Democratic presidential frontrunner Hillary Clinton is ineligible to appear on Illinois’s primary ballot, a petition filed with state officials on Wednesday claims.
The petition argues that thousands of signatures submitted to get Clinton’s name on the state’s primary ballot are invalid for a litany of reasons. As a result, it claims, Clinton’s signature total is under the 3,000 needed to qualify for a spot on the ballot.
A conservative super PAC explicitly opposed to Clinton’s candidacy is behind the petition, which was filed by Chicago resident Brant Davis with the Illinois State Board of Elections on Wednesday evening, just before the deadline for such challenges.
"Hillary Clinton violated rules that even Rod Blagojevich followed," Dan Backer, who heads Stop Hillary PAC, the group that organized the petition, said in a statement. "The sheer number of defective registrants is a typical bit of Clinton sloppiness and their usual lack of respect for the law."
With the assistance of "teams of volunteers," Backer said Stop Hillary PAC reviewed 500 pages of Clinton ballot access signatures and cross-referenced the information with voter registration files and other public records.
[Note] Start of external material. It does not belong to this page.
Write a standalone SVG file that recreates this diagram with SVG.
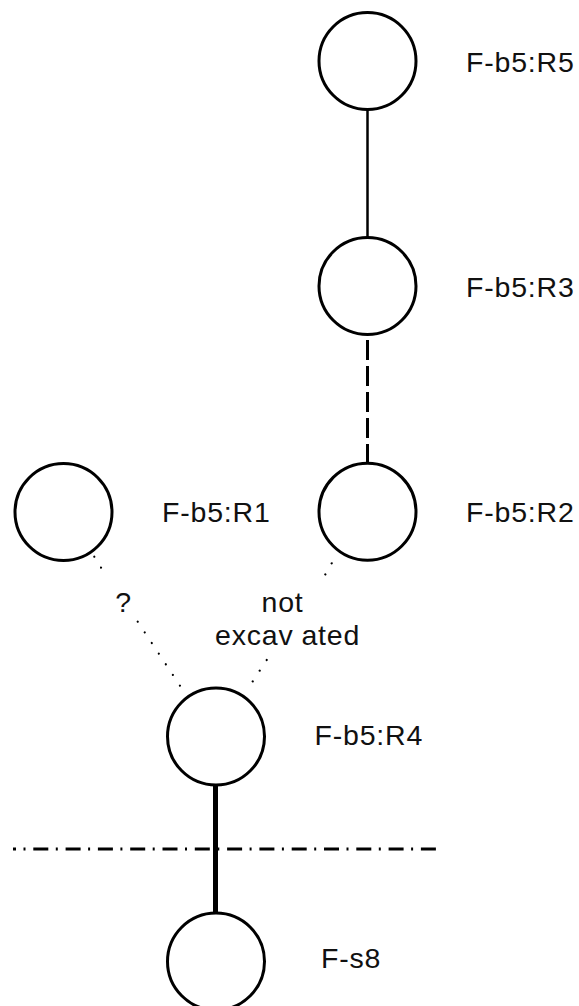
<svg xmlns="http://www.w3.org/2000/svg" width="579" height="1006" viewBox="0 0 579 1006">
<style>
.node{fill:#fff;stroke:#000;stroke-width:3}
.lbl{font-family:"Liberation Sans",Arial,sans-serif;font-size:28.5px;fill:#111;letter-spacing:0.8px}
.dot{fill:none;stroke:#000;stroke-width:2.2;stroke-linecap:round;stroke-dasharray:0.01 12.75}
</style>
<rect width="579" height="1006" fill="#fff"/>
<g id="connectors">
<line x1="367.5" y1="109" x2="367.5" y2="238" stroke="#000" stroke-width="2.5"/>
<line x1="367.5" y1="340" x2="367.5" y2="464" stroke="#000" stroke-width="3" stroke-dasharray="20 6"/>
<path class="dot" d="M94.3 556.7 L107.7 578.3 M137.7 621.7 L180 685.7"/>
<path class="dot" d="M331.7 563.3 L325 575 M266.7 660 L246 691.7"/>
<line x1="215.5" y1="784" x2="215.5" y2="914" stroke="#000" stroke-width="5"/>
</g>
<g id="boundary">
<line x1="13" y1="849" x2="436" y2="849" stroke="#000" stroke-width="3" stroke-dasharray="15 7.5 2 7.8" stroke-dashoffset="12"/>
</g>
<g id="R5"><circle class="node" cx="367.5" cy="61" r="48.5"/><text class="lbl" x="466" y="72.3">F-b5:R5</text></g>
<g id="R3"><circle class="node" cx="367.5" cy="286" r="48.5"/><text class="lbl" x="466" y="297">F-b5:R3</text></g>
<g id="R2"><circle class="node" cx="367.5" cy="511.7" r="48.5"/><text class="lbl" x="466" y="522">F-b5:R2</text></g>
<g id="R1"><circle class="node" cx="63.5" cy="512" r="48.5"/><text class="lbl" x="162" y="522">F-b5:R1</text></g>
<g id="R4"><circle class="node" cx="216" cy="736.5" r="48.5"/><text class="lbl" x="314.5" y="745">F-b5:R4</text></g>
<g id="s8"><circle class="node" cx="216" cy="961.5" r="48.5"/><text class="lbl" x="321" y="968.3">F-s8</text></g>
<g id="edge-labels">
<text class="lbl" x="123.5" y="612" text-anchor="middle" letter-spacing="0">?</text>
<text class="lbl" x="282.5" y="612" text-anchor="middle">not</text>
<text class="lbl" x="215" y="645">excav<tspan dx="8">ated</tspan></text>
</g>
</svg>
Stop Hillary PAC says it found "more than two thousand signatures falling short of the legal requirement," according to its statement. "Now it is up to Illinois political officials, and ultimately the courts, to uphold the law," Backer said.
According to the petition, the Clinton campaign submitted signatures from people who were not registered voters, provided incorrect or incomplete addresses, wrote illegibly, signed the petitions more than once, or signed petition pages that were not properly notarized.
The Clinton campaign did not immediately respond to a request for comment on the petition.
Democrats expect to have 182 nominating delegates in Illinois, according to the national party, the sixth most of any state.
Relevant state regulations are stringent, making Illinois one of the nation’s most onerous for presidential candidates seeking a spot on the ballot, according to election law expert Richard Winger.
State regulators have also been known to kick state-level candidates off of the ballot in the face of petitions challenging their eligibility.
"Illinois has a reputation for having a strict State Board of Elections that at times removes candidates from the ballot after challenges to their petitions have been filed," according to election information website Ballotpedia.